Dude, there’s nothing quite like Utah,” Stewart said Tuesday. “We want to share that with as many people as we can.”

Stewart said his bill would create the Escalante Canyons National Park, a 100,000-acre area that includes a network of slickrock slot canyons draining to the Escalante River and the 130-foot-tall Escalante Natural Bridge. If approved by Congress, it would join Utah’s Arches, Bryce, Canyonlands, Capitol Reef and Zion as a showcase national park.

Curtis, who has been in office for three weeks, said his legislation would bar mineral extraction — oil, gas and other forms of mining — inside the original Bears Ears National Monument, which Trump trimmed to about 200,000 acres Monday from its initial size of 1.35 million acres.

That prohibition does not extend to areas previously protected by Grand Staircase-Escalante National Monument, which Trump split into three monuments covering about 1 million acres, down from the 1.9 million acres previously. Trump’s changes likely open up a large coal seam in the area for mining.

Environmental groups and American Indian tribes have filed lawsuits to block Trump’s actions.

Curtis’ legislation also seeks to give American Indians some decision-making authority with the now two monuments within the original Bears Ears designation by creating a management council that includes tribal officials and San Juan County leaders.

Now that the president has created two new monuments in my congressional district,” Curtis said, “the time has come for Congress to ensure that these sites are managed the right way.”

In naming Bears Ears National Monument a month before leaving office, President Barack Obama set up the Bears Ears Commission to ensure tribes would have a say over its management.

But Rep. Rob Bishop, chairman of the House Natural Resources Committee, called that group a “token” advisory board because it has no authority.
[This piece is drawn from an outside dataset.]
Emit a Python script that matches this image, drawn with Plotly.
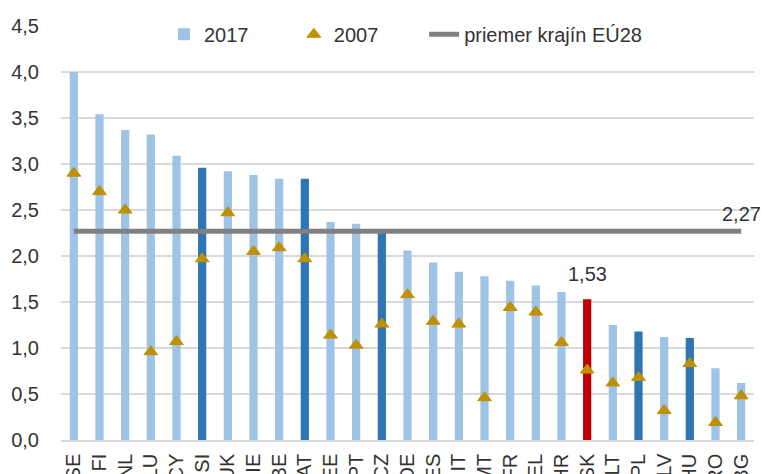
import plotly.graph_objects as go

countries = ["SE", "FI", "NL", "LU", "CY", "SI", "UK", "IE", "BE", "AT", "EE", "PT", "CZ",
             "DE", "ES", "IT", "MT", "FR", "EL", "HR", "SK", "LT", "PL", "LV", "HU", "RO", "BG"]
values_2017 = [4.00, 3.54, 3.37, 3.32, 3.09, 2.96, 2.92, 2.88, 2.84, 2.84, 2.37, 2.35, 2.26,
               2.06, 1.93, 1.83, 1.78, 1.73, 1.68, 1.61, 1.53, 1.25, 1.18, 1.12, 1.11, 0.78, 0.62]
values_2007 = [2.90, 2.70, 2.50, 0.96, 1.07, 1.97, 2.47, 2.05, 2.09, 1.97, 1.14, 1.03, 1.26,
               1.58, 1.29, 1.26, 0.46, 1.44, 1.39, 1.06, 0.76, 0.62, 0.68, 0.32, 0.83, 0.19, 0.48]
eu28_average = 2.27
highlight_dark = ["SI", "AT", "CZ", "PL", "HU"]
highlight_red = ["SK"]

LIGHT = "#9DC3E6"
DARK = "#2E75B6"
RED = "#C00000"
GOLD = "#BF9000"
GREY = "#808080"
FONT = "Liberation Sans, Arial, sans-serif"
TXT = "#333333"
FS = 20

bar_colors = [RED if c in highlight_red else DARK if c in highlight_dark else LIGHT for c in countries]

fig = go.Figure()
fig.add_trace(go.Bar(x=countries, y=values_2017, name="2017", legend="legend",
                     marker=dict(color=bar_colors, line=dict(width=0))))
fig.add_trace(go.Scatter(x=countries, y=values_2007, name="2007", mode="markers", legend="legend2",
                         marker=dict(symbol="triangle-up", size=12, color=GOLD, line=dict(color=GOLD, width=1))))
fig.add_trace(go.Scatter(x=countries, y=[eu28_average] * len(countries), name="priemer krajín EÚ28",
                         mode="lines", legend="legend3", line=dict(color=GREY, width=5)))

def fmt(v):
    return f"{v:.2f}".replace(".", ",")

sk_idx = countries.index("SK")
fig.add_annotation(x=countries[-1], y=eu28_average, text=fmt(eu28_average), showarrow=False,
                   yanchor="middle", yshift=17, font=dict(size=FS, color=TXT, family=FONT))
fig.add_annotation(x="SK", y=values_2017[sk_idx], text=fmt(values_2017[sk_idx]), showarrow=False,
                   yanchor="middle", yshift=25, font=dict(size=FS, color=TXT, family=FONT))

leg = dict(orientation="h", xanchor="left", y=0.98, yanchor="middle",
           bgcolor="rgba(0,0,0,0)", font=dict(size=FS, color=TXT, family=FONT))

fig.update_layout(
    width=766, height=474,
    margin=dict(l=61, r=12, t=26, b=34, autoexpand=False),
    plot_bgcolor="white", paper_bgcolor="white",
    separators=", ",
    bargap=0.68,
    font=dict(family=FONT, size=FS, color=TXT),
    showlegend=True,
    legend=dict(leg, x=0.1486),
    legend2=dict(leg, x=0.336),
    legend3=dict(leg, x=0.524),
)
fig.update_xaxes(tickangle=-90, showgrid=False, showline=True, linecolor="#D9D9D9", linewidth=1.5,
                 ticks="", tickfont=dict(size=FS, color=TXT, family=FONT), automargin=False,
                 ticklabelstandoff=4, range=[-0.5, len(countries) - 0.5])
fig.update_yaxes(range=[0, 4.5], dtick=0.5, tickformat=".1f", showgrid=True, gridcolor="#D9D9D9",
                 gridwidth=1.5, zeroline=False, showline=False, ticks="",
                 tickfont=dict(size=FS, color=TXT, family=FONT), automargin=False,
                 ticklabelstandoff=21)

# remove the page's default 8px body margin so the 766x474 figure fills the window exactly
fig.write_html("out.html", config={"displayModeBar": False},
               post_script="document.body.style.margin='0';")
Bishop, whose committee will debate the new legislation, also said that it’s a “false narrative” that the monument changes were about opening the lands for the extraction industry.

There is no oil and gas potential in there,” Bishop said, referring to the Bears Ears region.
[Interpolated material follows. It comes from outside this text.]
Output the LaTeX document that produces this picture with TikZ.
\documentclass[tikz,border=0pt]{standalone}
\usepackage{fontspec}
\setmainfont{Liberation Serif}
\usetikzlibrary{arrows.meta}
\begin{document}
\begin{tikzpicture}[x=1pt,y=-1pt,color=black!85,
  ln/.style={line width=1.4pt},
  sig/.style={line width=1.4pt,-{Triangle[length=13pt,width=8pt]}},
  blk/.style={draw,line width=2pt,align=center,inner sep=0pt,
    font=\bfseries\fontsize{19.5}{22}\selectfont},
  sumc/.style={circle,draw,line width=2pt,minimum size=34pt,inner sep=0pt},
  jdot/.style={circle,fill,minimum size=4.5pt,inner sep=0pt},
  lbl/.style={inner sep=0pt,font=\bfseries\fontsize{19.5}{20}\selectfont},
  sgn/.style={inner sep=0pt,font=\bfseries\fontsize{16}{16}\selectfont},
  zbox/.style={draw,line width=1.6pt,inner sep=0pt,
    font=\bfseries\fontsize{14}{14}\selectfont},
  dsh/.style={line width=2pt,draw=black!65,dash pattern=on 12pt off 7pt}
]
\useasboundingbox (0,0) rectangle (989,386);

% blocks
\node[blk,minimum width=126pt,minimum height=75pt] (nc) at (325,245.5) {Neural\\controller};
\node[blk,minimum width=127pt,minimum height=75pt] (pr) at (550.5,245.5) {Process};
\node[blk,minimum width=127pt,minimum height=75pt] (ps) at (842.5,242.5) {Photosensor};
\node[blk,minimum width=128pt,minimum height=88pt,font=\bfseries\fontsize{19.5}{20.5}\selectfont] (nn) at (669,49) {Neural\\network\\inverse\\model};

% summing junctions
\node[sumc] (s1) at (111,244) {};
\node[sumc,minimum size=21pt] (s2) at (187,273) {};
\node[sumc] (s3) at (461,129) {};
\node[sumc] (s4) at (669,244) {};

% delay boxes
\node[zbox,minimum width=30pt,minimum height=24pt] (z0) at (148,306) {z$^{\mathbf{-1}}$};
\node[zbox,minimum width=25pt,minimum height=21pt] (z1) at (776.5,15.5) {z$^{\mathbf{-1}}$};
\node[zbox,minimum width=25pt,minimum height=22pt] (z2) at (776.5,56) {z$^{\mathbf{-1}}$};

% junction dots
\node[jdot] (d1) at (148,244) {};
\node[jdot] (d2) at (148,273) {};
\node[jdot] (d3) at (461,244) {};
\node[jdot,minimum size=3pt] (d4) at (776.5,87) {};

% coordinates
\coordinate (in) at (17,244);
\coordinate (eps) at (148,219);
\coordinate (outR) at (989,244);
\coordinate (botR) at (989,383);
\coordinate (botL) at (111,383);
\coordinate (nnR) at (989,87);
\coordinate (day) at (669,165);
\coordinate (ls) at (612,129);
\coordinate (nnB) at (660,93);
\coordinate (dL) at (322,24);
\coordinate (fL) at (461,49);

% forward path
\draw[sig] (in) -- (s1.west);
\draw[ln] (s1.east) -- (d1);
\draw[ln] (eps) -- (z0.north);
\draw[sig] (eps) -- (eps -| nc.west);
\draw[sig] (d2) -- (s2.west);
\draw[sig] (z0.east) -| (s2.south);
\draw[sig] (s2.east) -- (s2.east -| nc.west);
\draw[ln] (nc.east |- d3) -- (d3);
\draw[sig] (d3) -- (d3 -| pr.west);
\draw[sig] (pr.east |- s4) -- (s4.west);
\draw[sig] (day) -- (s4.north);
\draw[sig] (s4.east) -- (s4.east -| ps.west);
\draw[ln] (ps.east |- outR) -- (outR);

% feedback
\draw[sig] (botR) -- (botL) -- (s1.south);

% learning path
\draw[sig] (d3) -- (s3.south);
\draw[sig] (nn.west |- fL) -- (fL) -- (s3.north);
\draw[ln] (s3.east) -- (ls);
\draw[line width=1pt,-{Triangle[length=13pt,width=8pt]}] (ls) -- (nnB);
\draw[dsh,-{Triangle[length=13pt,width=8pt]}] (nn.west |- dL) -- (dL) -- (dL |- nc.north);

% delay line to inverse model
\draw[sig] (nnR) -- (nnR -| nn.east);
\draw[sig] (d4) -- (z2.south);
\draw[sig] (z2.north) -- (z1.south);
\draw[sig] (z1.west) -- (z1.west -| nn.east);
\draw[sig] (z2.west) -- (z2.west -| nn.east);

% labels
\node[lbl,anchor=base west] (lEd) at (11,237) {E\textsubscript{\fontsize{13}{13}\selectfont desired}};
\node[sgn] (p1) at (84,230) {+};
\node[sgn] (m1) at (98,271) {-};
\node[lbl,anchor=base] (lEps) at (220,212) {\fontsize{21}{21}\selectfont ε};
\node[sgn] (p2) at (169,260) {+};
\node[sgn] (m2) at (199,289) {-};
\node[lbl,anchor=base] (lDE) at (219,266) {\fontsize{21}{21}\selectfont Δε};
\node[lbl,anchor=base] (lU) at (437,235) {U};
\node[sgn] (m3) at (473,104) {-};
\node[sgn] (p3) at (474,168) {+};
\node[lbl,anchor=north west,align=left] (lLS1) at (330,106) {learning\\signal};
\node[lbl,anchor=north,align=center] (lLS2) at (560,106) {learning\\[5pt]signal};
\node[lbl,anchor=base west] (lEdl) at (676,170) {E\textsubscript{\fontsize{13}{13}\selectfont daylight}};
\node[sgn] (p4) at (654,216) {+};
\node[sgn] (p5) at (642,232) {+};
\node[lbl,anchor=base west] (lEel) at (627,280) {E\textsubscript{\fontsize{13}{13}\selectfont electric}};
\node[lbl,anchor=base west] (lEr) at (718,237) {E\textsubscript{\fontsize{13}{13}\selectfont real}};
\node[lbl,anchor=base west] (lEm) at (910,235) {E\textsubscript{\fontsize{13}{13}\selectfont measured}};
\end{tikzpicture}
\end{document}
Curtis is also calling for money to provide law enforcement in the area, saying his legislation will require at least 10 officers to patrol the former and current monument turf to ensure people aren’t taking ancient artifacts or destroying cultural, sacred or historic sites.
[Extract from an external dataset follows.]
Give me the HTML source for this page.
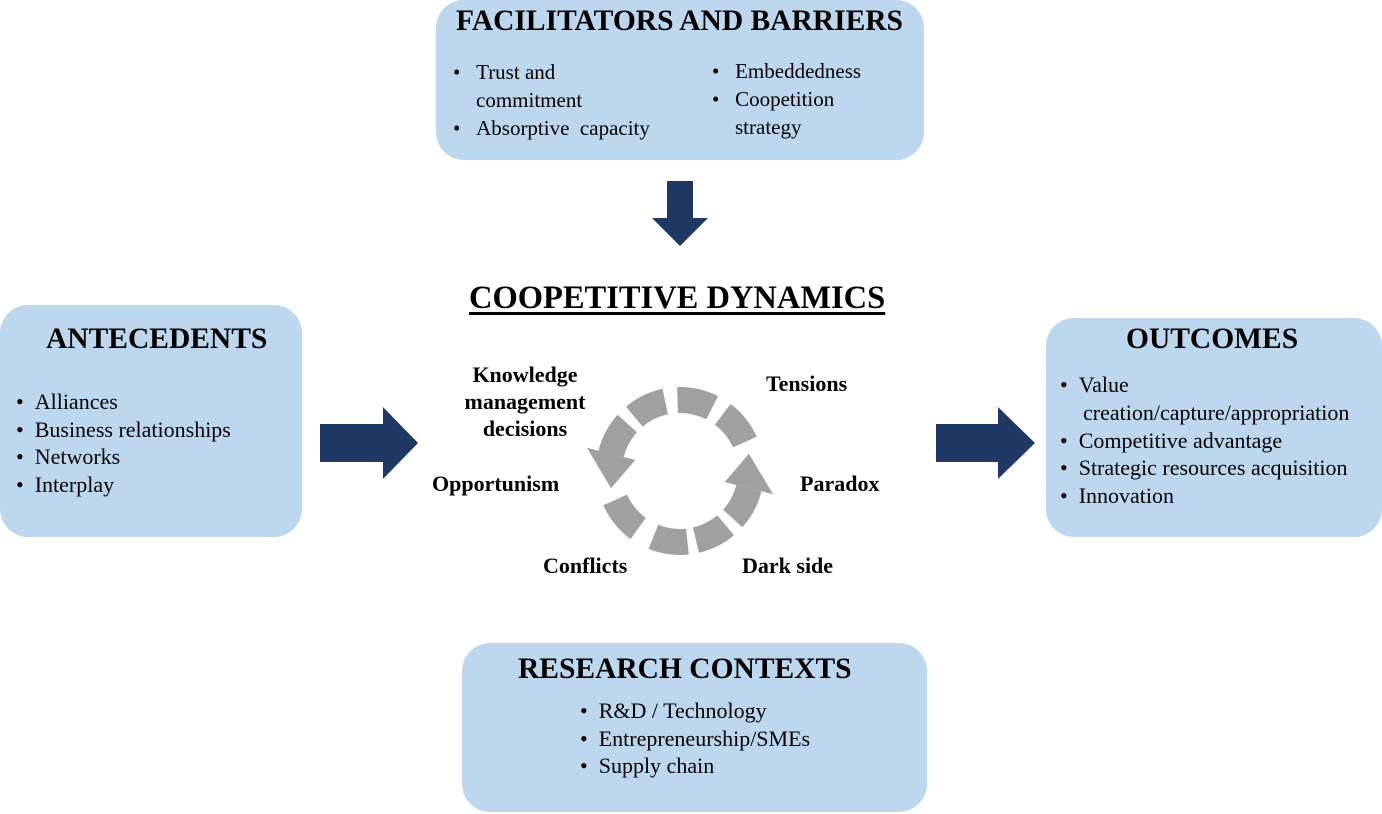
<!DOCTYPE html>
<html><head><meta charset="utf-8"><style>
body{margin:0;width:1382px;height:814px;background:#fff;position:relative;overflow:hidden;font-family:"Liberation Serif",serif;color:#000}
.box{position:absolute;background:#bdd7ee;border-radius:28px}
.t{position:absolute;white-space:nowrap;font-size:22px;line-height:28px}
.h{position:absolute;white-space:nowrap;font-weight:bold;font-size:29.5px}
.b{position:absolute;white-space:nowrap;font-weight:bold;font-size:22px;line-height:27px}
</style></head><body>
<div class="box" style="left:436px;top:0;width:488px;height:160px"></div>
<div class="box" style="left:0;top:305px;width:302px;height:232px"></div>
<div class="box" style="left:1046px;top:318px;width:336px;height:219px"></div>
<div class="box" style="left:462px;top:643px;width:465px;height:169px"></div>

<div class="h" style="left:456px;top:5px">FACILITATORS AND BARRIERS</div>
<div class="t" style="left:453px;top:58px;font-size:21px">•&nbsp;&nbsp;&nbsp;Trust and</div>
<div class="t" style="left:476px;top:86px;font-size:21px">commitment</div>
<div class="t" style="left:453px;top:114px;font-size:21px">•&nbsp;&nbsp;&nbsp;Absorptive&nbsp; capacity</div>
<div class="t" style="left:712px;top:57px;font-size:21px">•&nbsp;&nbsp;&nbsp;Embeddedness</div>
<div class="t" style="left:712px;top:85px;font-size:21px">•&nbsp;&nbsp;&nbsp;Coopetition</div>
<div class="t" style="left:735px;top:113px;font-size:21px">strategy</div>

<div class="h" style="left:46px;top:323px">ANTECEDENTS</div>
<div class="t" style="left:16px;top:388px">•&nbsp;&nbsp;Alliances</div>
<div class="t" style="left:16px;top:416px">•&nbsp;&nbsp;Business relationships</div>
<div class="t" style="left:16px;top:443px">•&nbsp;&nbsp;Networks</div>
<div class="t" style="left:16px;top:471px">•&nbsp;&nbsp;Interplay</div>

<div class="h" style="left:1126px;top:323px">OUTCOMES</div>
<div class="t" style="left:1060px;top:371px">•&nbsp;&nbsp;Value</div>
<div class="t" style="left:1083px;top:399px">creation/capture/appropriation</div>
<div class="t" style="left:1060px;top:427px">•&nbsp;&nbsp;Competitive advantage</div>
<div class="t" style="left:1060px;top:454px">•&nbsp;&nbsp;Strategic resources acquisition</div>
<div class="t" style="left:1060px;top:482px">•&nbsp;&nbsp;Innovation</div>

<div class="h" style="left:518px;top:653px">RESEARCH CONTEXTS</div>
<div class="t" style="left:580px;top:697px">•&nbsp;&nbsp;R&amp;D / Technology</div>
<div class="t" style="left:580px;top:725px">•&nbsp;&nbsp;Entrepreneurship/SMEs</div>
<div class="t" style="left:580px;top:752px">•&nbsp;&nbsp;Supply chain</div>

<div class="h" style="left:469px;top:280px;text-decoration:underline;text-underline-offset:4px;font-size:32.5px">COOPETITIVE DYNAMICS</div>
<div class="b" style="left:460px;top:361px;text-align:center;width:130px">Knowledge<br>management<br>decisions</div>
<div class="b" style="left:766px;top:370px">Tensions</div>
<div class="b" style="left:432px;top:470px">Opportunism</div>
<div class="b" style="left:800px;top:470px">Paradox</div>
<div class="b" style="left:543px;top:552px">Conflicts</div>
<div class="b" style="left:742px;top:552px">Dark side</div>

<svg width="1382" height="814" style="position:absolute;left:0;top:0">
<g fill="#1f3864">
<polygon points="667,181 693,181 693,218 708,218 680,246 652,218 667,218"/>
<polygon points="320,424 383,424 383,407 418,443 383,479 383,462 320,462"/>
<polygon points="936,424 998,424 998,407 1035,443 998,479 998,462 936,462"/>
</g>
<g id="ring" fill="#a0a0a0"></g>
</svg>
<script>
var cx=680,cy=471,r=71,w=13,g=document.getElementById('ring'),s='';
function p(a,rr){a=a*Math.PI/180;return (cx+rr*Math.cos(a)).toFixed(1)+','+(cy+rr*Math.sin(a)).toFixed(1);}
function arc(a,b){var R=r+w,q=r-w;s+='<path d="M'+p(a,R)+' A'+R+','+R+' 0 0 1 '+p(b,R)+' L'+p(b,q)+' A'+q+','+q+' 0 0 0 '+p(a,q)+' Z"/>';}
[[14,42],[50,77],[84,112],[126,156],[194,222],[230,258],[268,297],[307,336]].forEach(function(x){arc(x[0],x[1]);});
function head(b,t){s+='<polygon points="'+p(b,r+25)+' '+p(b,r-25)+' '+p(t,r)+'"/>';}
head(14,-14);head(194,166);
g.innerHTML=s;
</script>
</body></html>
It’s very important not to get lost in the discussion of the size,” Curtis said. “That leaves out the very, very important question of: Are we protecting the right places in the right ways?”

He added that if Congress passes the legislation, it would make the tribes’ lawsuit against Trump’s actions “irrelevant” because the legal challenges assert that the president doesn’t have the power to revoke monument status but Congress does.

Interior Secretary Ryan Zinke released a memo Tuesday to Trump in which he spells out his findings following a review, ordered by Trump, of 27 monuments designated since 1996. The official report had not been made public.

The report details Zinke’s recommendations to change the Bears Ears and Grand Staircase monuments, as Trump did Monday, through the “lawful exercise of your discretion granted” by the Antiquities Act.

The Zinke memo also requests Congress step in to provide Native American input on the remaining Bears Ears monuments and to set up the right management plan for the Grand Staircase area.

Bishop said that the all-Republican Utah delegation would work to “replace symbolic protection” of the monument designations with congressionally sanctioned protections.

We are united in what we’re doing here,” Bishop said.

State Sen. Jim Dabakis, D-Salt Lake City, said in a statement that Stewart’s plan to create a national park is just a ploy to distract from the fact he and other Utah GOP officials want to open up large chunks of land in southern Utah to mineral extraction.

“Congressman Stewart’s proposal is a sleight of hand, a trick, a P.R. stunt to make up for the sins of drastically shrinking two precious national monuments in Utah,” Dabakis said. “I fear that Congressman Stewart and the rest of Utah’s Republican officials simply want to participate in a land grab, so they can open a doorway to their pollution-creating friends and donors in the coal and fossil fuel business.”

Likewise, the Southern Utah Wilderness Alliance said Stewart and Curtis’ efforts to create a park and turn Trump’s actions into congressionally approved law were just a way to distract from actions to destroy the monuments.

The Curtis legislation is the Utah delegation’s attempt to erase the Bears Ears National Monument through legislation, in recognition that Trump’s executive order is illegal and won’t stand,” said Scott Groene, SUWA’s executive director. “We haven’t seen the Stewart legislation, but if it’s anything like this bill, then the talk of a national park is a cynical diversion from the delegations’ efforts to remove 2 million acres of protection.”